I am running CUDA 6.0 on L4T version R19.x. I haven’t tried R21.1 just yet
I compiled both OpenMPI and mpi matrix multiplication program on L4T version R19.x
I guess the path where libcuda.so.1 is located is already set in one of the ld config files. So probably those extra exports that I added to bashrc file didn’t really do anything useful.

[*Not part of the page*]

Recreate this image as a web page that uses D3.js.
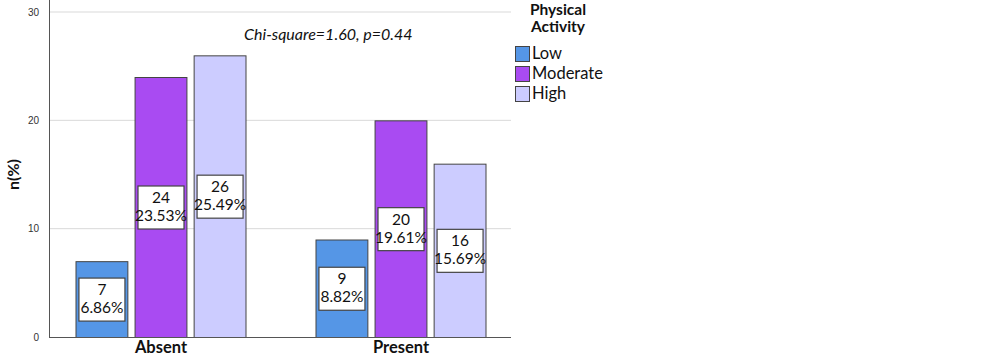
<!DOCTYPE html>
<html><head><meta charset="utf-8">
<script src="https://cdn.jsdelivr.net/npm/d3@7"></script>
<style>body{margin:0;background:#fff;} svg{display:block;}</style>
</head><body>
<svg id="c" width="993" height="357"></svg>
<script>
const categories = ["Absent", "Present"];
const series = ["Low", "Moderate", "High"];
const counts = { Low: [7, 9], Moderate: [24, 20], High: [26, 16] };
const percents = { Low: ["6.86%", "8.82%"], Moderate: ["23.53%", "19.61%"], High: ["25.49%", "15.69%"] };
const yTicks = [0, 10, 20, 30];
const colors = { Low: "#5596e6", Moderate: "#a94bf2", High: "#ccccff" };
const annotation = "Chi-square=1.60, p=0.44";
const legendTitle = ["Physical", "Activity"];

const svg = d3.select("#c");
const plotLeft = 49, plotRight = 511, plotTop = 12, plotBottom = 337;
const y = d3.scaleLinear().domain([0, 30]).range([plotBottom, plotTop]);
const x0 = d3.scaleBand().domain(categories).range([41, 521]).paddingInner(0).paddingOuter(0);
const groupW = 171;
const x1 = d3.scaleBand().domain(series).range([0, groupW]).paddingInner(0.105).paddingOuter(0);
const font = "Lato, 'Open Sans', sans-serif";

// gridlines
svg.append("g").selectAll("line").data(yTicks.filter(d => d > 0)).join("line")
  .attr("x1", plotLeft).attr("x2", plotRight)
  .attr("y1", d => y(d)).attr("y2", d => y(d))
  .attr("stroke", "#d9d9d9").attr("stroke-width", 1);

// y axis
const yAxis = d3.axisLeft(y).tickValues(yTicks).tickSize(0).tickPadding(10);
const ga = svg.append("g").attr("transform", `translate(${plotLeft},0)`).call(yAxis);
ga.select(".domain").remove();
ga.selectAll("text").attr("font-family", "'Liberation Sans', Arial, sans-serif").attr("font-size", 10).attr("fill", "#333");
svg.append("line").attr("x1", plotLeft + 0.5).attr("x2", plotLeft + 0.5).attr("y1", 0).attr("y2", plotBottom).attr("stroke", "#555");

// bars
const groups = svg.append("g").selectAll("g").data(categories).join("g")
  .attr("transform", d => `translate(${x0(d) + (x0.bandwidth() - groupW) / 2},0)`);

series.forEach(s => {
  groups.append("rect")
    .attr("x", x1(s) + 0.5)
    .attr("y", (d, i) => y(counts[s][i]) + 0.5)
    .attr("width", x1.bandwidth() - 1)
    .attr("height", (d, i) => y(0) - y(counts[s][i]))
    .attr("fill", colors[s]).attr("stroke", "#444").attr("stroke-width", 1);
});

// bottom axis line
svg.append("line").attr("x1", plotLeft).attr("x2", plotRight).attr("y1", plotBottom + 0.5).attr("y2", plotBottom + 0.5).attr("stroke", "#555");

// labels
series.forEach(s => {
  const lg = groups.append("g")
    .attr("transform", (d, i) => `translate(${x1(s) + x1.bandwidth() / 2},${y(counts[s][i] / 2)})`);
  lg.append("rect").attr("x", -23).attr("y", -21).attr("width", 46).attr("height", 43)
    .attr("fill", "#fff").attr("stroke", "#444").attr("stroke-width", 1.2);
  lg.append("text").attr("text-anchor", "middle").attr("y", -4)
    .attr("font-family", font).attr("font-size", 15.5).attr("fill", "#111")
    .text((d, i) => counts[s][i]);
  lg.append("text").attr("text-anchor", "middle").attr("y", 14)
    .attr("font-family", font).attr("font-size", 15.5).attr("fill", "#111")
    .text((d, i) => percents[s][i]);
});

// category labels
svg.append("g").selectAll("text").data(categories).join("text")
  .attr("x", d => x0(d) + x0.bandwidth() / 2).attr("y", 353)
  .attr("text-anchor", "middle").attr("font-family", font).attr("font-weight", "bold")
  .attr("font-size", 16.5).attr("fill", "#111").text(d => d);

// y title
svg.append("text").attr("transform", `translate(19,${(plotTop + plotBottom) / 2}) rotate(-90)`)
  .attr("text-anchor", "middle").attr("font-family", font).attr("font-weight", "bold")
  .attr("font-size", 16).attr("fill", "#111").text("n(%)");

// annotation
svg.append("text").attr("x", 244).attr("y", 40)
  .attr("font-family", font).attr("font-style", "italic").attr("font-size", 16).attr("fill", "#111")
  .text(annotation);

// legend
svg.append("g").selectAll("text").data(legendTitle).join("text")
  .attr("x", 558).attr("y", (d, i) => 15 + i * 17)
  .attr("text-anchor", "middle").attr("font-family", font).attr("font-weight", "bold")
  .attr("font-size", 15.5).attr("fill", "#111").text(d => d);
const leg = svg.append("g").selectAll("g").data(series).join("g")
  .attr("transform", (d, i) => `translate(515,${46 + i * 20})`);
leg.append("rect").attr("x", 0.5).attr("y", 0.5).attr("width", 14).attr("height", 15)
  .attr("fill", d => colors[d]).attr("stroke", "#444");
leg.append("text").attr("x", 17).attr("y", 13)
  .attr("font-family", font).attr("font-size", 16.5).attr("fill", "#111").text(d => d);
</script>
</body></html>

mpinode@tegra100:/etc/ld.so.conf.d$ cat *.conf
# Multiarch support
/lib/arm-linux-gnueabihf
/usr/lib/arm-linux-gnueabihf
/usr/lib/arm-linux-gnueabihf/tegra-egl
/usr/lib/arm-linux-gnueabihf/tegra
/usr/lib/arm-linux-gnueabihf/libfakeroot
# libc default configuration
/usr/local/lib
/usr/lib/arm-linux-gnueabihf/tegra

linuxdev · November 11, 2014, 6:19pm

Exports of PATH would be for executables and not change library linking. ldd of the actual library appears to show libraries are found correctly. I don’t see ldd of your OpenMPI application though…which could be important.

For each exported LD_LIBRARY_PATH, I would check if it is already in /etc/ld.so.conf.d/* and remove the explicit export…it is possible order of linking might get in the way if there are other versions mixed in. So remove those extra paths and find out what ldd shows on the actual executable…see which libraries it is looking at…the libraries themselves look at other libraries which seems ok.

One other possible issue…are you doing remote display or is display native on Jetson? There is a bug related to remote display which might be a problem.